La scuola elementare Carlo Pisacane nel quartiere Torpignattara di Roma è stata sotto l’attenzione mediatica per il sovraffollamento di bambini “stranieri” in un quartiere che è stato uno dei primi ad accogliere le comunità straniere a Roma. Giulio Cederna e Angelo Loy raccontano le conseguenze di quest’attenzione con partecipazione e spontanea vivacità
I fatti hanno destato una larga attenzione mediatica. La scuola elementare “Carlo Pisacane” di Torpignattara, quartiere popolare di Roma, ha un’alta densità di popolazione scolastica di bambini non figli di italiani. Il quartiere ha una larga tradizione di accoglienza essendo stato il primo di Roma a dare ospitalità alle comunità di stranieri che arrivavano nella capitale. Davanti a questi fatti il tentativo degli insegnanti è quello di lavorare sulle diversità culturali in direzione di una integrazione con ogni conseguente beneficio sociale. Va detto che, nonostante possa apparire assurdo, bambini nati in Italia, sia pure da genitori stranieri, non vengono considerati italiani nonostante si esprimano in corretto italiano, e, all’occasione, in perfetto dialetto locale.
La protesta di una minoranza di genitori dei bambini alunni dell’istituto ha fatto scoppiare il caso del “Pisacane”. La ragione di questa protesta è che sono troppi i bambini stranieri nella scuola.
L’associazione Asinitas è stata chiamata a collaborare con le insegnanti. È nato un singolare esperimento di integrazione che coinvolge i bambini, le insegnanti e i genitori. Si dovrà mettere in scena il Mago di Oz, una storia che – non casualmente – presenta personaggi nei quali vibrano i sentimenti anche sotto le spoglie di un uomo di latta e capaci di risolvere i problemi anche se spaventapasseri senza cervello.
Il film di Giulio Cederna e Angelo Loy, nato con la collaborazione di Cecilia Batoli dell’associazione Asinitas, è la cronaca di questo percorso, è il racconto delle difficoltà della scuola davanti a queste proteste, ma anche quello delle storie che si incrociano frequentando la scuola “Pisacane” che appare un vero fortino sotto assedio nel quale emerge il coraggio e la determinazione del corpo insegnante.
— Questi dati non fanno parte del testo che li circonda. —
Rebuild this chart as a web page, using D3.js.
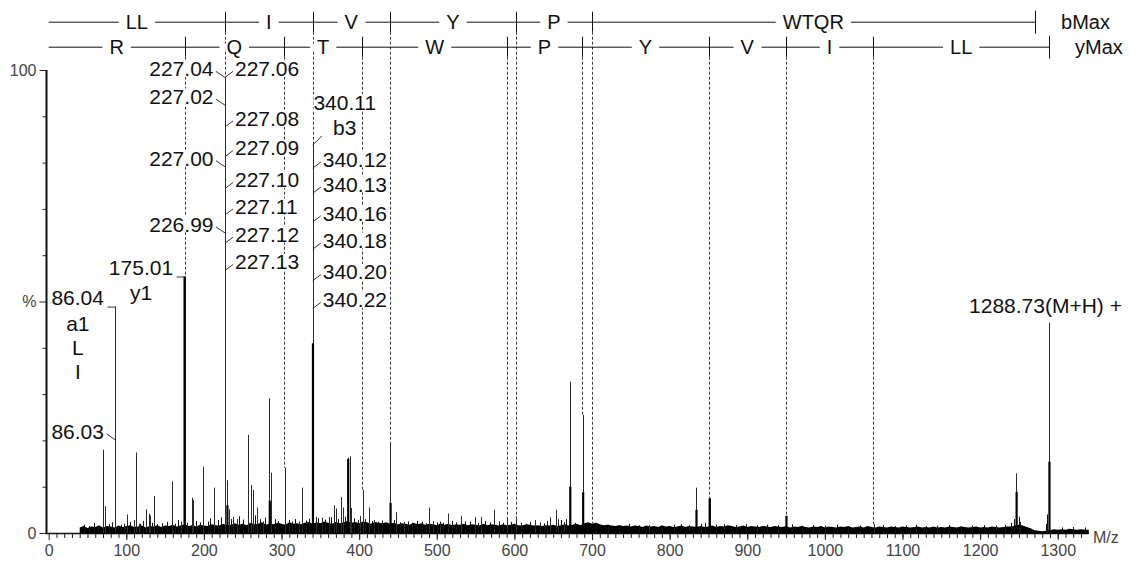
<!DOCTYPE html>
<html><head><meta charset="utf-8">
<script src="https://cdn.jsdelivr.net/npm/d3@7"></script>
<style>body{margin:0;background:#fff;} svg{display:block;font-family:"Liberation Sans",Arial,sans-serif;}</style>
</head><body><svg id="c" width="1131" height="562"></svg>
<script>
// ---------- DATA ----------
// main peaks: [m/z, relative intensity %]
const peaks = [
 [69.9,18.0],[72.0,5.8],[86.1,48.9],[101.3,4.0],[110.0,2.8],[112.9,17.4],[115.9,2.0],
 [125.8,5.1],[128.8,4.2],[130.2,3.8],[136.1,8.0],[159.0,11.2],[170.0,2.5],[175.12,55.4],
 [184.7,7.6],[186.0,7.1],[199.0,14.3],[212.7,9.8],[227.18,98.4],[230.0,11.4],[232.9,5.1],
 [237.0,3.5],[242.0,3.0],[257.0,21.2],[260.9,10.4],[263.0,9.3],[269.0,5.5],[276.0,2.5],
 [284.1,29.1],[286.7,13.0],[303.9,14.1],[322.0,2.5],[326.0,3.3],[326.7,9.8],[340.26,83.8],
 [343.9,3.5],[352.5,3.3],[361.0,3.5],[367.5,6.0],[370.0,5.3],[376.0,7.8],[379.6,5.5],
 [385.5,16.3],[387.7,16.6],[389.0,5.4],[401.0,3.7],[404.5,9.3],[412.7,5.5],[419.0,2.8],
 [439.3,19.4],[448.0,4.5],[457.8,2.4],[490.0,5.5],[495.7,2.6],[504.0,2.5],[514.0,4.2],
 [531.0,3.7],[549.0,3.5],[557.6,3.5],[574.0,5.0],[590.0,3.5],[602.4,3.6],[627.0,2.8],
 [646.0,3.4],[653.5,5.0],[656.0,3.0],[663.5,2.4],[671.2,32.7],[688.0,25.5],[773.0,1.7],
 [833.5,5.0],[834.2,9.8],[851.4,7.5],[950.3,3.7],[1063.5,1.9],[1246.2,12.9],[1288.73,45.4]
];
// broad (thick) parts of the strongest clusters: [m/z, intensity %]
const thickPeaks = [
 [175.12,55.4],[284.9,7.0],[340.5,41.0],[440.5,6.5],[672.0,10.0],[688.6,8.8],
 [834.6,5.0],[851.6,7.5],[950.5,3.7],[1247.0,8.9],[1289.3,15.4],[385.9,16.0],[230.3,6.0]
];
// small noise spikes: [m/z, intensity %]
const spikes = [
 [45,1.8],[52,1.5],[58,2.2],[63,1.6],[78,1.9],[82,2.3],[93,1.8],[97,2.0],[105,2.4],[118,2.0],
 [122,2.6],[133,2.2],[140,1.9],[146,2.1],[152,2.4],[163,2.0],[167,2.8],[178,2.2],[190,2.6],[195,2.3],
 [205,2.5],[208,3.2],[218,2.8],[222,3.4],[235,3.0],[245,3.6],[250,2.9],[266,3.8],[272,3.0],[279,3.3],
 [291,3.0],[296,2.6],[309,2.8],[314,2.5],[318,3.0],[331,2.7],[335,3.1],[347,3.2],[356,2.9],[364,3.4],
 [373,3.0],[382,3.5],[394,3.2],[398,2.8],[408,3.0],[416,2.6],[424,2.4],[430,2.7],[445,2.8],[452,2.3],
 [463,2.5],[468,2.2],[474,2.6],[481,2.4],[486,2.1],[500,2.3],[508,2.2],[520,2.6],[525,2.3],[537,2.5],
 [543,2.4],[553,2.2],[562,2.6],[568,2.3],[580,2.5],[585,2.2],[595,2.4],[609,2.2],[615,2.0],[620,2.4],
 [633,2.3],[638,2.1],[642,2.6],[660,2.8],[666,3.0],[678,2.2],[694,2.0],[705,2.1],[720,1.8],[735,1.7],
 [748,2.0],[760,1.7],[790,1.6],[805,1.8],[815,1.9],[825,1.7],[840,2.0],[845,2.2],[860,1.8],[870,1.9],
 [885,1.7],[898,1.9],[912,1.7],[925,1.8],[940,1.7],[958,1.9],[970,1.6],[985,1.7],[1000,1.6],[1015,1.8],
 [1030,1.5],[1045,1.6],[1075,1.7],[1090,1.5],[1105,1.6],[1118,1.8],[1130,1.5],[1145,1.6],[1160,1.7],
 [1175,1.5],[1190,1.6],[1205,1.7],[1220,1.6],[1232,1.8],[1240,2.2],[1243,3.0],[1250,3.5],[1252,2.4],
 [1285,2.0],[1286.5,4.0],[1305,1.2],[1320,1.3],[1335,1.2]
];
// baseline noise level (%) every 5 m/z from 40 to 1340 (each row = 100 m/z, last row = 1340)
const noiseStart = 40, noiseStep = 5;
const noiseLevels = [
 1.2,1.5,1.1,1.4,1.3,1.6,1.2,1.5,1.4,1.2,1.6,1.3,1.5,1.7,1.3,1.4,1.6,1.2,1.5,1.4,
 1.7,1.3,1.6,1.5,1.8,1.4,1.6,1.9,1.5,1.7,1.4,1.8,1.6,1.5,1.9,1.7,1.6,2.0,1.7,1.8,
 2.1,1.8,2.0,1.7,2.2,1.9,2.0,2.3,1.8,2.1,1.9,2.2,2.0,1.8,2.3,2.0,2.1,1.9,2.2,2.4,
 2.0,2.3,2.1,2.5,2.2,2.0,2.4,2.1,2.3,2.6,2.2,2.4,2.1,2.5,2.3,2.0,2.4,2.2,2.1,2.3,
 2.0,2.2,1.9,2.1,2.0,1.8,2.2,1.9,2.1,1.8,2.0,1.9,1.7,2.1,1.8,2.0,1.7,1.9,1.8,2.0,
 1.7,1.9,1.8,1.6,2.0,1.7,1.9,1.8,1.6,1.9,1.7,1.8,2.0,1.7,1.6,1.9,1.8,1.6,1.7,1.5,
 1.7,1.6,1.8,1.5,1.7,1.9,1.6,1.8,2.0,1.7,2.1,2.3,2.0,2.2,1.9,1.7,1.8,1.6,1.5,1.7,
 1.5,1.6,1.4,1.6,1.5,1.3,1.6,1.4,1.5,1.3,1.6,1.4,1.5,1.3,1.4,1.6,1.3,1.5,1.4,1.3,
 1.5,1.3,1.4,1.6,1.3,1.5,1.4,1.7,1.5,1.3,1.4,1.6,1.3,1.5,1.4,1.3,1.5,1.4,1.3,1.5,
 1.4,1.3,1.5,1.2,1.4,1.3,1.5,1.3,1.2,1.4,1.3,1.5,1.2,1.4,1.3,1.2,1.4,1.3,1.5,1.2,
 1.3,1.4,1.2,1.5,1.3,1.2,1.4,1.3,1.2,1.4,1.3,1.2,1.4,1.3,1.2,1.3,1.4,1.2,1.3,1.2,
 1.4,1.2,1.3,1.2,1.4,1.3,1.2,1.4,1.3,1.2,1.3,1.4,1.2,1.3,1.2,1.4,1.3,1.2,1.3,1.4,
 1.4,1.6,1.8,1.6,1.3,1.0,0.6,0.5,0.4,0.5,0.6,0.8,0.7,0.8,0.7,0.9,0.8,0.7,0.8,0.7,
 0.7
];
// sequence ladders: boundaries (m/z) and residue labels
const bBounds = [0, 227.18, 340.26, 439.33, 602.39, 699.45, 1270.72];
const bResidues = ["LL","I","V","Y","P","WTQR"];
const yBounds = [0, 175.12, 303.18, 404.23, 590.31, 687.36, 850.42, 949.49, 1062.57, 1288.73];
const yResidues = ["R","Q","T","W","P","Y","V","I","LL"];
const ladderNames = ["bMax","yMax"];
// peak annotations: [text, m/z of peak, intensity % of labelled point]
const labelsLeftDiag = [["227.04",227.18,98.4],["227.02",227.18,92.4],["227.00",227.18,79.1],["226.99",227.18,64.8],["86.03",86.1,20.1]];
const labelsRightDiag = [["227.06",227.18,98.4],["227.08",227.18,87.7],["227.09",227.18,81.3],["227.10",227.18,74.4],
 ["227.11",227.18,68.7],["227.12",227.18,62.6],["227.13",227.18,56.7],
 ["340.12",340.26,78.8],["340.13",340.26,73.4],["340.16",340.26,67.2],["340.18",340.26,61.3],["340.20",340.26,54.5],["340.22",340.26,48.5]];
const labelsLeftFlat = [["86.04",86.1,48.9,["a1","L","I"]],["175.01",175.12,55.4,["y1"]]];
const labelAbove = [["340.11",340.26,83.8,"b3"]];
const precursor = [["1288.73(M+H) +",1288.73,45.4]];
const xMajor = [0,100,200,300,400,500,600,700,800,900,1000,1100,1200,1300];
const yTickLabels = [[0,"0"],[50,"%"],[100,"100"]];

// ---------- CHART ----------
const svg = d3.select("#c");
const x = d3.scaleLinear().domain([0,1340]).range([48.66,1088.8]);
const y = d3.scaleLinear().domain([0,100]).range([533,70]);
const FS = 21;
const px = m => Math.round(x(m)) + 0.5;

// intensity lookup for dashed guide lines
const allPeaks = peaks.concat(thickPeaks, spikes);
function noiseAt(m){
  const i = (m-noiseStart)/noiseStep, i0 = Math.max(0,Math.floor(i)), i1 = Math.min(noiseLevels.length-1,i0+1);
  const t = i - i0; return noiseLevels[i0]*(1-t)+noiseLevels[i1]*t;
}
function intensityAt(m){
  let v = noiseAt(m);
  allPeaks.forEach(p => { if (Math.abs(p[0]-m) <= 1.2 && p[1] > v) v = p[1]; });
  return v;
}

const rowY = [21.7, 46.7];
// dashed guide lines
const gDash = svg.append("g");
[[bBounds,0],[yBounds,1]].forEach(([b,r]) => {
  b.slice(1,-1).forEach(m => {
    gDash.append("line").attr("x1",px(m)).attr("x2",px(m))
      .attr("y1",rowY[r]+10).attr("y2",y(intensityAt(m)))
      .attr("stroke","#3a3a3a").attr("stroke-width",1).attr("stroke-dasharray","3,2");
  });
});

// ladders
[[bBounds,bResidues,0],[yBounds,yResidues,1]].forEach(([b,res,r]) => {
  const g = svg.append("g");
  const yy = rowY[r];
  g.append("line").attr("x1",x(b[0])).attr("x2",px(b[b.length-1])).attr("y1",yy+0.5).attr("y2",yy+0.5)
    .attr("stroke","#111").attr("stroke-width",1);
  b.slice(1).forEach((m,i) => {
    const last = i === b.length-2;
    g.append("line").attr("x1",px(m)).attr("x2",px(m)).attr("y1",yy-(last?11:10)).attr("y2",yy+(last?12:10))
      .attr("stroke","#111").attr("stroke-width",1);
  });
  res.forEach((t,i) => {
    const cx = (x(b[i])+x(b[i+1]))/2;
    const tx = g.append("text").attr("x",cx).attr("y",yy+7.3).attr("text-anchor","middle")
      .attr("font-size",20).attr("fill","#111").text(t);
    const bb = tx.node().getBBox();
    g.insert("rect","text").attr("x",bb.x-7).attr("y",yy-3).attr("width",bb.width+14).attr("height",6).attr("fill","#fff");
  });
  g.append("text").attr("x",x(b[b.length-1])+26).attr("y",yy+7.3).attr("font-size",20).attr("fill","#111").text(ladderNames[r]);
});

// axes
const gx = svg.append("g").attr("transform","translate(0,533)");
gx.call(d3.axisBottom(x).tickValues(d3.range(10,1340,10)).tickSize(5).tickFormat(""));
gx.call(g=>g.select(".domain").remove());
const gx2 = svg.append("g").attr("transform","translate(0,533)");
gx2.call(d3.axisBottom(x).tickValues(xMajor).tickSize(7).tickPadding(5).tickFormat(d3.format("d")));
gx2.select(".domain").remove();
gx2.selectAll("text").attr("font-size",16).attr("fill","#444").attr("font-family","Liberation Sans, Arial, sans-serif");
svg.append("line").attr("x1",46).attr("x2",1088.8).attr("y1",533.5).attr("y2",533.5).attr("stroke","#111").attr("stroke-width",1.5);
svg.append("text").attr("x",1093).attr("y",543).attr("font-size",16).attr("fill","#444").text("M/z");

const gy = svg.append("g").attr("transform","translate(46.5,0)");
gy.call(d3.axisLeft(y).tickValues(d3.range(10,100,10).filter(v=>v!==50)).tickSize(4).tickFormat(""));
gy.select(".domain").remove();
const gy2 = svg.append("g").attr("transform","translate(46.5,0)");
gy2.call(d3.axisLeft(y).tickValues(yTickLabels.map(d=>d[0])).tickSize(7).tickPadding(3)
  .tickFormat(v => yTickLabels.find(d=>d[0]===v)[1]));
gy2.select(".domain").remove();
gy2.selectAll("text").attr("font-size",16).attr("fill","#444").attr("font-family","Liberation Sans, Arial, sans-serif");
svg.selectAll(".tick line").attr("stroke","#222");
svg.append("line").attr("x1",46.5).attr("x2",46.5).attr("y1",y(100)).attr("y2",534).attr("stroke","#111").attr("stroke-width",2);

// noise band
const noiseData = noiseLevels.map((v,i)=>({m:noiseStart+i*noiseStep, v}));
svg.append("path").datum(noiseData)
  .attr("d", d3.area().x(d=>x(d.m)).y0(y(0)+1).y1(d=>y(d.v)))
  .attr("fill","#000");

// spikes and peaks
const gp = svg.append("g");
gp.selectAll("line.s").data(spikes).join("line").attr("class","s")
  .attr("x1",d=>px(d[0])).attr("x2",d=>px(d[0])).attr("y1",y(0)).attr("y2",d=>y(d[1]))
  .attr("stroke","#111").attr("stroke-width",1);
gp.selectAll("line.p").data(peaks).join("line").attr("class","p")
  .attr("x1",d=>px(d[0])).attr("x2",d=>px(d[0])).attr("y1",y(0)).attr("y2",d=>y(d[1]))
  .attr("stroke","#2a2a2a").attr("stroke-width",1);
gp.selectAll("line.t").data(thickPeaks).join("line").attr("class","t")
  .attr("x1",d=>x(d[0])).attr("x2",d=>x(d[0])).attr("y1",y(0)).attr("y2",d=>y(d[1]))
  .attr("stroke","#000").attr("stroke-width",2.2);

// labels
const gl = svg.append("g").attr("font-size",FS).attr("fill","#111");
function addText(tx, ty, t, anchor, bg){
  const el = gl.append("text").attr("x",tx).attr("y",ty+7.5).attr("text-anchor",anchor).text(t);
  if (bg){
    const bb = el.node().getBBox();
    gl.insert("rect","text").attr("x",bb.x).attr("y",ty-8).attr("width",bb.width).attr("height",16).attr("fill","#fff");
  }
  return el;
}
const conn = (x1,y1,x2,y2) => gl.append("line").attr("x1",x1).attr("y1",y1).attr("x2",x2).attr("y2",y2)
  .attr("stroke","#333").attr("stroke-width",1);

labelsLeftDiag.forEach(([t,m,v]) => {
  const xp = x(m), yp = y(v);
  conn(xp, yp, xp-9, yp-6);
  addText(xp-11.5, yp-8.7, t, "end", true);
});
labelsRightDiag.forEach(([t,m,v]) => {
  const xp = x(m), yp = y(v);
  conn(xp, yp, xp+8, yp-6);
  addText(xp+10, yp-8.7, t, "start", true);
});
labelsLeftFlat.forEach(([t,m,v,sub]) => {
  const xp = x(m), yp = y(v);
  conn(xp, yp+0.5, xp-8, yp+0.5);
  const el = addText(xp-11.5, yp-9, t, "end", true);
  const bb = el.node().getBBox();
  const cx = bb.x + bb.width/2;
  sub.forEach((s,i) => addText(cx, yp-9+25.5+i*24, s, "middle", false));
});
labelAbove.forEach(([t,m,v,sub]) => {
  const xp = x(m), yp = y(v);
  conn(xp, yp, xp+9, yp-9);
  addText(xp+32, yp-43, t, "middle", true);
  addText(xp+32, yp-18, sub, "middle", false);
});
precursor.forEach(([t,m,v]) => {
  addText(x(m)-3.5, y(v)-17, t, "middle", false);
});
</script></body></html>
Cederna e Loy raccontano con partecipazione la difficile realtà posta all’attenzione della cronaca e con altrettanta spontanea vivacità la messa in scena del racconto di Lyman Frank Baum. Una scuola italiana valorizza, attraverso i primi piani, i volti dei bambini, il racconto delle relazioni che i piccoli protagonisti sanno creare tra di loro o con gli adulti. Il film di Cederna e Loy si aggiunge, in positivo, al novero degli altri titoli che in questi ultimi due anni hanno esplorato i luoghi primari della cultura in Italia. Non vi è dubbio che dietro questa urgenza di raccontare la scuola esista un disagio da una parte, avvertito dalla sensibilità autoriale e la voglia, dall’altra, di rendere pubblica ogni vicenda, ma perfino la quotidianità come si è visto anche in questa edizione del festival. Non sarebbe altrimenti spiegabile la disponibilità dimostrata dall’intero corpo scolastico nei confronti di Marco Santarelli e anche degli stessi genitori nei confronti di Giulio Cederna e Angelo Loy. Ma soprattutto Una scuola italiana racconta un pezzo d’Italia che si riflette nelle aule scolastiche. Per questa ragione questo non è soltanto un film sulla scuola, ma soprattutto un lavoro che con straordinario equilibrio riporta la cronaca dentro il cinema. Cederna e Loy mostrano la vita dentro quella scuola e la vita non ha nazionalità.